WASHINGTON – The U.S. Department of Commerce has launched a campaign to help minority businesses access Recovery Act funds.
For American Indian business owners, that means opportunities for grants and contracts above and beyond the almost $3 billion set aside in the act for improvements in Indian health care, education, roads and bridges, water, public safety and housing.
Commerce Secretary Gary Locke and Senior Advisor Rick Wade held a conference call with reporters July 2 to spread the word about the ways the department will reach out and educate minority business people on how they can take advantage of the
hundreds of billions of dollars available in the stimulus package.
“This administration has made it very clear that they want minority business to be aware of the opportunities and for us at Commerce to really make sure they get a fair share of these contracting opportunities under the Recovery Act,” Locke said.
The number of minority businesses has grown over the past four years from 300,000 to almost four million, generating $661 billion in annual revenues and employing more than four million people, Locke said.
“But during these tough economic times we also know that minority-owned firms are among the first to feel the effect and bear the brunt of the economic downturn.”
Locke, the first Chinese-American to hold the post of Commerce secretary, said he was familiar with the hardships small businesses bear.
“My dad was a small business owner and constantly struggling so I very much understand the impacts and ups and downs minority firms all across America are facing.
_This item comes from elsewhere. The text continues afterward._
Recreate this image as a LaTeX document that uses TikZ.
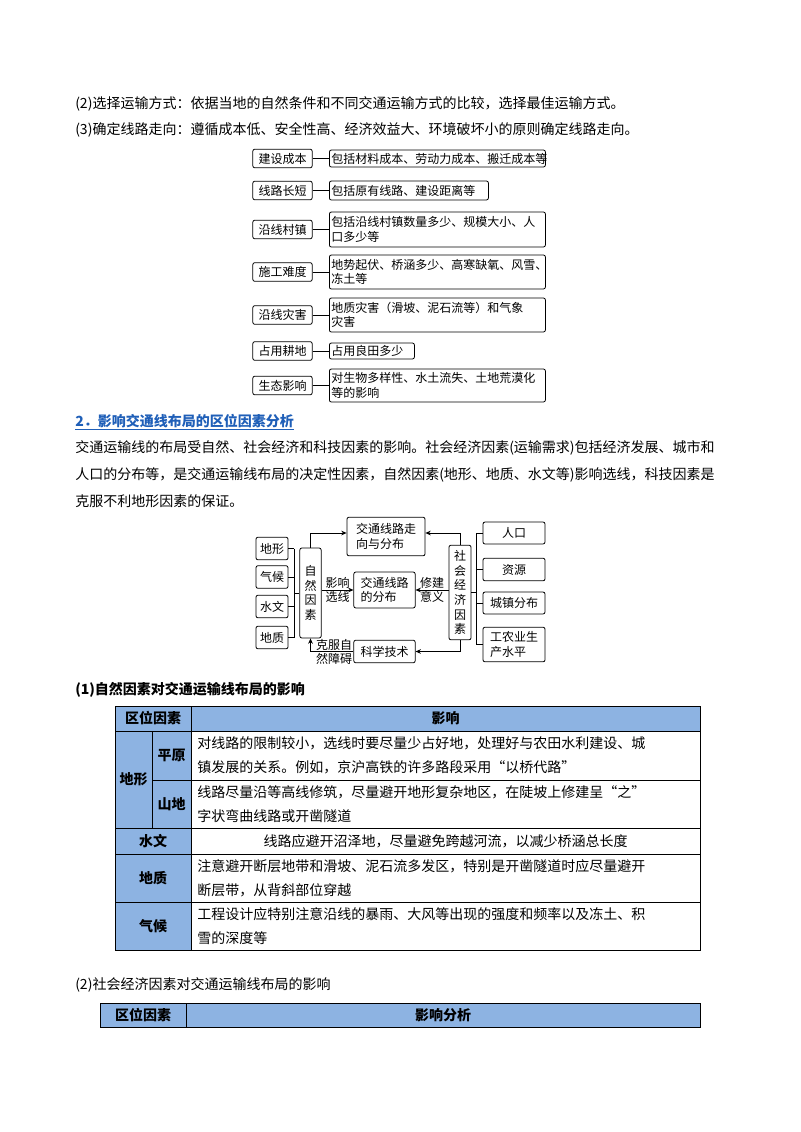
\documentclass[tikz,border=0pt]{standalone}
\usepackage{fontspec}
\setmainfont{Noto Sans CJK SC}
\usetikzlibrary{arrows.meta}
\definecolor{hd}{HTML}{8DB3E2}
\definecolor{ttl}{HTML}{1F5FB8}
\begin{document}
\begin{tikzpicture}[x=0.75pt,y=-0.75pt,
  bx/.style={draw,rounded corners=1.5pt,line width=0.6pt,inner sep=0pt,font=\fontsize{9}{11}\selectfont},
  txt/.style={anchor=west,inner sep=0pt,font=\fontsize{10.5}{13}\selectfont},
  dtxt/.style={inner sep=0pt,font=\fontsize{9}{11}\selectfont,align=left},
  cl/.style={line width=0.6pt},
  ar/.style={line width=0.6pt,-{Stealth[length=4pt,width=3.5pt]}},
  cell/.style={draw,line width=0.5pt},
  hcell/.style={draw,line width=0.5pt,fill=hd}]
\useasboundingbox (0,0) rectangle (800,1132);
\fill[white] (0,0) rectangle (800,1132);
\node[txt] (l1) at (75,104) {(2)选择运输方式：依据当地的自然条件和不同交通运输方式的比较，选择最佳运输方式。};
\node[txt] (l2) at (75,130) {(3)确定线路走向：遵循成本低、安全性高、经济效益大、环境破坏小的原则确定线路走向。};
% diagram 1
\foreach \n/\t/\ya/\yb/\xr/\r in {a/建设成本/150/167/545/包括材料成本、劳动力成本、搬迁成本等,
  b/线路长短/181/200/488/包括原有线路、建设距离等,
  c/沿线村镇/212/247/545/{包括沿线村镇数量多少、规模大小、人\\口多少等},
  d/施工难度/255/289/545/{地势起伏、桥涵多少、高寒缺氧、风雪、\\冻土等},
  e/沿线灾害/298/332/545/{地质灾害（滑坡、泥石流等）和气象\\灾害},
  f/占用耕地/343/359/414/占用良田多少,
  g/生态影响/369/402/545/{对生物多样性、水土流失、土地荒漠化\\等的影响}}{
  \node[bx,minimum width=44.5pt,minimum height=14pt] (L\n) at (282.5,{(\ya+\yb)/2}) {\t};
  \node[bx,anchor=west,minimum width={(\xr-329)*0.75pt},minimum height={(\yb-\ya)*0.75pt},align=left,text width={(\xr-333)*0.75pt}] (R\n) at (329,{(\ya+\yb)/2}) {\r};
  \draw[cl] (L\n) -- (R\n);
}
\node[txt,font=\fontsize{10.5}{13}\selectfont\bfseries,text=ttl] (h2) at (75,422) {\underline{2．影响交通线布局的区位因素分析}};
\node[txt,align=left,font=\fontsize{10.5}{20.5}\selectfont,anchor=north west] (p) at (75,440) {交通运输线的布局受自然、社会经济和科技因素的影响。社会经济因素(运输需求)包括经济发展、城市和\\人口的分布等，是交通运输线布局的决定性因素，自然因素(地形、地质、水文等)影响选线，科技因素是\\克服不利地形因素的保证。};
% diagram 2
\foreach \n/\t/\y in {d1/地形/548.5,d2/气候/577,d3/水文/606.5,d4/地质/637.5}{
  \node[bx,minimum width=24pt,minimum height=17pt] (\n) at (272,\y) {\t};}
\node[bx,minimum width=16pt,minimum height=67.5pt,align=center] (zr) at (310.5,593) {自\\然\\因\\素};
\node[bx,minimum width=58.5pt,minimum height=29pt,align=left] (zx) at (386,536.5) {交通线路走\\向与分布};
\node[bx,minimum width=46pt,minimum height=27pt,align=left] (fb) at (384.5,590) {交通线路\\的分布};
\node[bx,minimum width=46pt,minimum height=17pt] (kj) at (384.5,651.5) {科学技术};
\node[bx,minimum width=16.5pt,minimum height=71pt,align=center] (sh) at (460,592.5) {社\\会\\经\\济\\因\\素};
\node[bx,minimum width=46.5pt,minimum height=16.5pt] (r1) at (514,533) {人口};
\node[bx,minimum width=46.5pt,minimum height=17pt] (r2) at (514,569.5) {资源};
\node[bx,minimum width=46.5pt,minimum height=16.5pt] (r3) at (514,603) {城镇分布};
\node[bx,minimum width=46.5pt,minimum height=26pt,align=left] (r4) at (514,644.5) {工农业生\\产水平};
\coordinate (bl) at (294,548.5);
\coordinate (blb) at (294,637.5);
\foreach \n in {d1,d2,d3,d4} \draw[cl] (\n.east) -- (\n.east -| bl);
\draw[cl] (bl) -- (blb);
\draw[cl] (294,593) -- (zr.west);
\coordinate (br) at (476,533);
\coordinate (brb) at (476,644.5);
\foreach \n in {r1,r2,r3,r4} \draw[cl] (\n.west) -- (\n.west -| br);
\draw[cl] (br) -- (brb);
\draw[cl] (sh.east) -- (476,592.5);
\draw[ar] (zr.north) |- (zx.west |- 0,533);
\draw[ar] (sh.north) |- (zx.east |- 0,533);
\draw[ar] (zr.east |- fb) -- (fb.west);
\draw[ar] (sh.west |- fb) -- (fb.east);
\draw[ar] (sh.south) |- (kj.east);
\draw[ar] (kj.west) -| (zr.south);
\node[dtxt] (t1) at (337.5,590) {影响\\选线};
\node[dtxt] (t2) at (432,590) {修建\\意义};
\node[dtxt] (t3) at (334,652) {克服自\\然障碍};
% table 1
\node[txt,font=\fontsize{10.5}{13}\selectfont\bfseries] (h3) at (75,690) {(1)自然因素对交通运输线布局的影响};
\draw[hcell] (115,706) rectangle (191,731);
\draw[hcell] (191,706) rectangle (700,731);
\draw[hcell] (115,731) rectangle (152,828);
\draw[hcell] (152,731) rectangle (191,780);
\draw[hcell] (152,780) rectangle (191,828);
\draw[hcell] (115,828) rectangle (191,854);
\draw[hcell] (115,854) rectangle (191,902);
\draw[hcell] (115,902) rectangle (191,950);
\foreach \a/\b in {731/780,780/828,828/854,854/902,902/950} \draw[cell] (191,\a) rectangle (700,\b);
\tikzset{bt/.style={inner sep=0pt,font=\fontsize{10.5}{13}\selectfont\bfseries}}
\node[bt] (c0) at (153,718.5) {区位因素};
\node[bt] (c1) at (445.5,718.5) {影响};
\node[bt] (c2) at (133.5,779.5) {地形};
\node[bt] (c3) at (171.5,755.5) {平原};
\node[bt] (c4) at (171.5,804) {山地};
\node[bt] (c5) at (153,841) {水文};
\node[bt] (c6) at (153,878) {地质};
\node[bt] (c7) at (153,926) {气候};
\tikzset{ct/.style={anchor=west,inner sep=0pt,align=left,font=\fontsize{10.5}{18}\selectfont}}
\node[ct] (e1) at (197,755.5) {对线路的限制较小，选线时要尽量少占好地，处理好与农田水利建设、城\\镇发展的关系。例如，京沪高铁的许多路段采用“以桥代路”};
\node[ct] (e2) at (197,804) {线路尽量沿等高线修筑，尽量避开地形复杂地区，在陡坡上修建呈“之”\\字状弯曲线路或开凿隧道};
\node[inner sep=0pt,font=\fontsize{10.5}{13}\selectfont] (e3) at (445.5,841) {线路应避开沼泽地，尽量避免跨越河流，以减少桥涵总长度};
\node[ct] (e4) at (197,878) {注意避开断层地带和滑坡、泥石流多发区，特别是开凿隧道时应尽量避开\\断层带，从背斜部位穿越};
\node[ct] (e5) at (197,926) {工程设计应特别注意沿线的暴雨、大风等出现的强度和频率以及冻土、积\\雪的深度等};
% table 2
\node[txt] (h4) at (75,985) {(2)社会经济因素对交通运输线布局的影响};
\draw[hcell] (100,1003) rectangle (186,1027);
\draw[hcell] (186,1003) rectangle (700,1027);
\node[bt] (g0) at (143,1015) {区位因素};
\node[bt] (g1) at (443,1015) {影响分析};
\end{tikzpicture}
\end{document}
I worked in my dad’s grocery store for many years. It was very much a family operation.”
But the federal government is a “huge bureaucracy” that can be difficult to navigate.
“So, that’s why we want to make sure that minority-owned firms are able to access the Recovery Act programs that support them.”
Locke outlined a number of initiatives and resources aimed at helping minority businesses get “a piece of the action.”
The first initiative is the “one-stop shopping” Web site at www.fedbizopps.gov that lists all federal grants and contract opportunities for businesses of all sizes.
More details on grants are available at www.grants.gov, a Web site that lists more than 1,000 federal grant programs totaling $500 billion annually.
“(The federal government) is going to be looking for minority businesses to participate in these grant processes, especially all the grants under the Recovery Act,” Locke said.
Another existing initiative is the Minority Business Development Agency within the Commerce Department. It is the only agency created specifically to help minority firms; last year it helped minority companies obtain $2 billion in contracts.
A new initiative is a series of workshops that will be held all over the country so minority business owners don’t have to spend time and money traveling to Washington for information.
Broadband workshops have been scheduled in Boston, Mass.; Charleston, W.Va.; Minneapolis, Minn.; Memphis, Tenn.; Lonoke, Ark.; Birmingham, Ala.; Billings, Mont.; Albuquerque, N.M.; and Los Angeles, Calif. More information on these workshops can be found at www.broadbandusa.gov.
These workshops will aim specifically to inform companies about contracting opportunities involving Recovery Act opportunities specifically with the Commerce Department’s initiative to bring broadband Internet access to more Americans.
“We will be dispersing some $4.7 billion in broadband grants to nonprofits, cities, states and public-private partnerships. There’s a huge gap in broadband access by people of color and especially seniors,” Locke said.
The grants will be used to create and enhance the infrastructure of broadband service – digging trenches, installing fiber optic and other equipment, and again the department will be looking for the participation of minority firms in determining which projects will be funded.
Finally, Locke reminded minority business owners of the MBDA’s five regional offices that operate in partnership with a network of around 45 minority business centers around the country. These offices provide one-on-one workshops, training and business consulting services to help minority business owners learn about federal contracting opportunities.
Recovery Act workshops are held at events and conferences at the local level to reach minority entrepreneurs and educate them about the procurement process specifically related to the Recovery Act. More information about MBDA’s local centers and services can be found at www.mbda.gov.
The outreach is already underway. On July 6 and 7, the department and its MBDA hosted a major national summit in Washington, D.C., to discuss best practices in business development programs and services to increase the growth and development of minority businesses. In addition, there were discussions about grant and contract opportunities that exist within the federal government and the best way to provide this information to minority businesses.
Wade emphasized the administration and department’s “tremendous commitment” to making sure minority businesses have easy access to the funding opportunities and to implementing “a very robust plan” across the country to fulfill that commitment.
“Minority businesses are absolutely vital to the American economic recovery and we want to make sure they have a fair share of the opportunities.”
Locke confirmed that the available resources are in addition to the specific set aside for Indian country.
“We’re talking about several hundred billions of dollars of projects all across America, whether it’s repairing (a) ship, whether it’s developing devices for the smart grid, whether it’s dollars that go to the state of Washington for bridge repair and road constructions,” Locke said. “We’re looking at all these contracting opportunities and we want to make sure that minority businesses, including Native American businesses, have the opportunities to compete and get contracts under all of these programs.”